= Slay Duggee =

English heavy metal band

Slay Duggee are a British heavy metal band for young children. They played 'My First Metal Gig' concerts to give young children their first experience of live heavy metal music.

== History ==
The name of Slay Duggee is a pun on the British children's series, Hey Duggee.

Slay Duggee formed in January 2018 to release a heavy metal version of "The Stick Song" from "The Stick Badge" episode of Hey Duggee. The Slay Duggee version was released within 48 hours of the original being broadcast, and was featured on UK radio shortly afterwards. DJ Steve Lamacq, of BBC Radio 6 Music, has described them as "the Lords of Toddler Metal".

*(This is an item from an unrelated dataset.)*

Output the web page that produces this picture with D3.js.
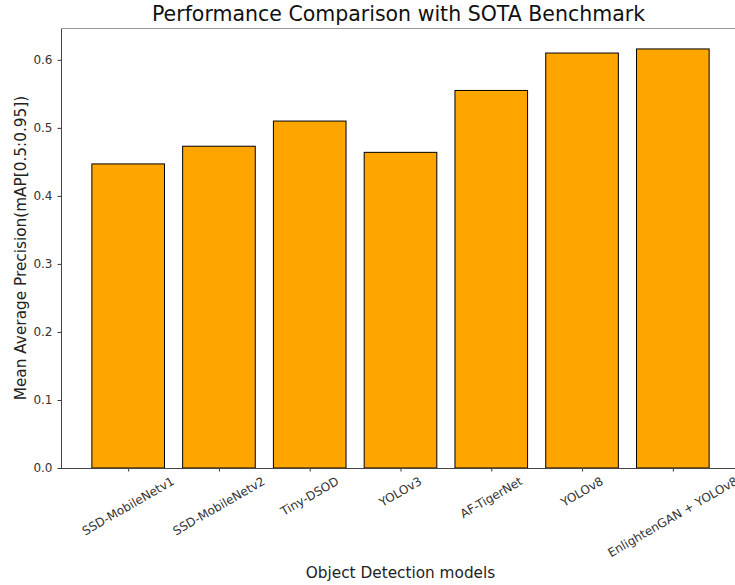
<!doctype html>
<html>
<head>
<script src="https://d3js.org/d3.v7.min.js"></script>
<style>
body { margin: 0; background: white; }
text { font-family: "DejaVu Sans", sans-serif; }
</style>
</head>
<body>
<svg width="735" height="585" class="chart"></svg>
<script>
var models = ["SSD-MobileNetv1", "SSD-MobileNetv2", "Tiny-DSOD", "YOLOv3", "AF-TigerNet", "YOLOv8", "EnlightenGAN + YOLOv8"];
var mapScores = [0.447, 0.473, 0.510, 0.464, 0.555, 0.610, 0.616];
var yTicks = [0.0, 0.1, 0.2, 0.3, 0.4, 0.5, 0.6];

var svg = d3.select(".chart");

var mLeft = 61, mRight = 740, mTop = 28, mBottom = 468;

// matplotlib style: bars width 0.8, 5% margins
var n = models.length;
var xScale = d3.scaleLinear().domain([-0.74, n - 1 + 0.74]).range([mLeft, mRight]);
var yScale = d3.scaleLinear().domain([0, 0.6468]).range([mBottom, mTop]);
var barW = xScale(0.8) - xScale(0);

var g = svg.append("g");

g.selectAll("rect.bar")
  .data(mapScores)
  .enter().append("rect")
  .attr("class", "bar")
  .attr("x", function(d, i) { return xScale(i - 0.4); })
  .attr("y", function(d) { return yScale(d); })
  .attr("width", barW)
  .attr("height", function(d) { return yScale(0) - yScale(d); })
  .style("fill", "orange")
  .style("stroke", "black")
  .style("stroke-width", 1);

// y axis
var yAxis = g.append("g")
  .attr("transform", "translate(" + mLeft + ",0)")
  .call(d3.axisLeft(yScale).tickValues(yTicks).tickFormat(d3.format(".1f")).tickSize(3.5).tickPadding(5));
yAxis.select(".domain").remove();
yAxis.selectAll("line").style("stroke", "#333");
yAxis.selectAll("text").style("font-size", "12px").style("fill", "#333");

// x axis ticks
var xAxis = g.append("g")
  .attr("transform", "translate(0," + mBottom + ")")
  .call(d3.axisBottom(xScale).tickValues(d3.range(n)).tickFormat("").tickSize(3.5));
xAxis.select(".domain").remove();
xAxis.selectAll("line").style("stroke", "#333");

// rotated tick labels (bbox centered under tick, like matplotlib rotation=30)
var labelTop = mBottom + 7;
var ang = 30 * Math.PI / 180;
g.selectAll("text.xlab")
  .data(models)
  .enter().append("text")
  .attr("class", "xlab")
  .attr("text-anchor", "middle")
  .attr("dominant-baseline", "central")
  .style("font-size", "12px")
  .style("fill", "#333")
  .text(function(d) { return d; })
  .attr("transform", function(d, i) {
    var w = this.getComputedTextLength();
    var h = 12;
    var bh = w * Math.sin(ang) + h * Math.cos(ang);
    return "translate(" + xScale(i) + "," + (labelTop + bh / 2) + ")rotate(-30)";
  });

// spines
var spines = g.append("g").style("stroke", "#444").style("stroke-width", 1).style("fill", "none");
spines.append("line").attr("x1", mLeft + 0.5).attr("x2", mLeft + 0.5).attr("y1", mTop).attr("y2", mBottom + 0.5);
spines.append("line").attr("x1", mLeft).attr("x2", mRight).attr("y1", mBottom + 0.5).attr("y2", mBottom + 0.5);
spines.append("line").attr("x1", mLeft).attr("x2", mRight).attr("y1", mTop + 0.5).attr("y2", mTop + 0.5).style("stroke", "#999");
spines.append("line").attr("x1", mRight + 0.5).attr("x2", mRight + 0.5).attr("y1", mTop).attr("y2", mBottom);

// titles
svg.append("text")
  .attr("x", (mLeft + mRight) / 2 - 2)
  .attr("y", 21)
  .attr("text-anchor", "middle")
  .style("font-size", "20.5px")
  .style("fill", "#111")
  .text("Performance Comparison with SOTA Benchmark");

svg.append("text")
  .attr("x", (mLeft + mRight) / 2)
  .attr("y", 578)
  .attr("text-anchor", "middle")
  .style("font-size", "15.3px")
  .style("fill", "#222")
  .text("Object Detection models");

svg.append("text")
  .attr("text-anchor", "middle")
  .attr("transform", "translate(26," + (mTop + mBottom) / 2 + ")rotate(-90)")
  .style("font-size", "15.3px")
  .style("fill", "#222")
  .text("Mean Average Precision(mAP[0.5:0.95])");
</script>
</body>
</html>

In 2018, Slay Duggee collaborated with guitarist James Monteith from Tesseract, and singer Nicky “Scorpion” Calonne from Nekrogoblikon, on a cover version of "Everything Is Awesome" from The Lego Movie. In the same year, Slay Duggee released a Christmas single "Walking in the Air" with singer Daniel Tompkins from Tesseract. In July 2018, the band completed a successful Kickstarter campaign to fund the album Kids Love Metal.

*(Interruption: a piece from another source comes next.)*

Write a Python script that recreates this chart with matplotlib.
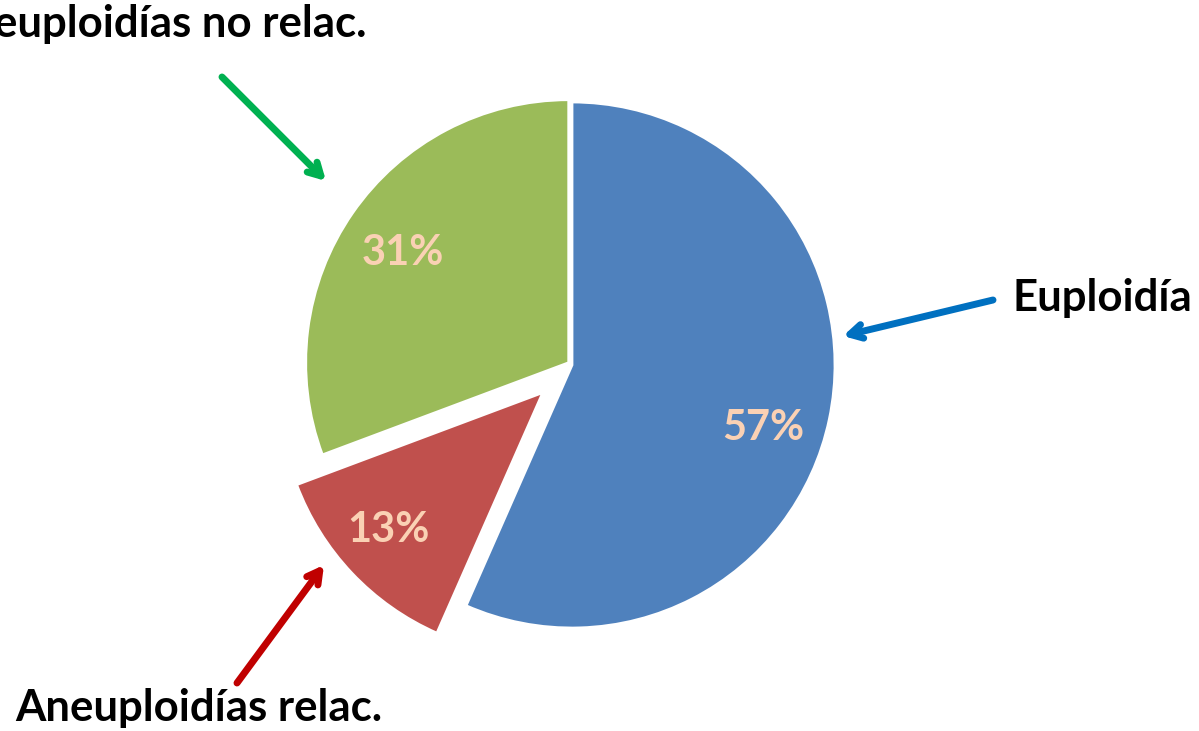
import matplotlib
matplotlib.use("Agg")
import matplotlib.pyplot as plt

categories = ["Euploidía", "Aneuploidías relac.", "Aneuploidías no relac."]
values = [56.6, 12.7, 30.7]
colors = ["#4F81BD", "#C0504D", "#9BBB59"]

W, H = 1199, 731
fig = plt.figure(figsize=(W / 100, H / 100), dpi=100)
ax = fig.add_axes([0, 0, 1, 1])

def py(y):
    return H - y

cx, cy, r = 572, 365, 263
wedges, texts, autotexts = ax.pie(
    values, colors=colors, startangle=90, counterclock=False,
    center=(cx, py(cy)), radius=r, explode=[0, 40, 4],
    autopct="%.0f%%", pctdistance=0.76,
    wedgeprops=dict(edgecolor="white", linewidth=2),
    textprops=dict(color="#FAD1B4", fontsize=30, fontweight="bold", family="Lato"),
    frame=True,
)
ax.set_xlim(0, W)
ax.set_ylim(0, H)
ax.axis("off")

label_pos = [(763, 428), (388, 530), (403, 253)]
for t, (x, y) in zip(autotexts, label_pos):
    t.set_position((x, py(y)))
    t.set_ha("center")
    t.set_va("center")

font = dict(fontsize=31.5, fontweight="bold", family="Lato", color="black")
ax.text(1013, py(298), categories[0], ha="left", va="center", **font)
ax.text(15, py(708), categories[1], ha="left", va="center", **font)
ax.text(367, py(24), categories[2], ha="right", va="center", **font)

arrows = [
    ((993, 300), (843, 336), "#0070C0"),
    ((237, 683), (324, 565), "#C00000"),
    ((222, 77), (326, 181), "#00B050"),
]
for (x0, y0), (x1, y1), c in arrows:
    ax.annotate("", xy=(x1, py(y1)), xytext=(x0, py(y0)),
                arrowprops=dict(arrowstyle="->,head_length=0.9,head_width=0.5",
                                color=c, lw=5, shrinkA=0, shrinkB=0))

fig.savefig("out.png", dpi=100)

Slay Duggee released their debut album Kids Love Metal in 2018. The album was partially funded by selling wooden sticks on Kickstarter.

Slay Duggee released their second album My First Metal Album in 2019. Featuring heavy metal cover versions of songs such as "Paw Patrol", "PJ Masks", "You've Got A Friend In Me", "Sleeping Bunnies", "Johny Johny (Yes Papa)" and "Daddy Finger".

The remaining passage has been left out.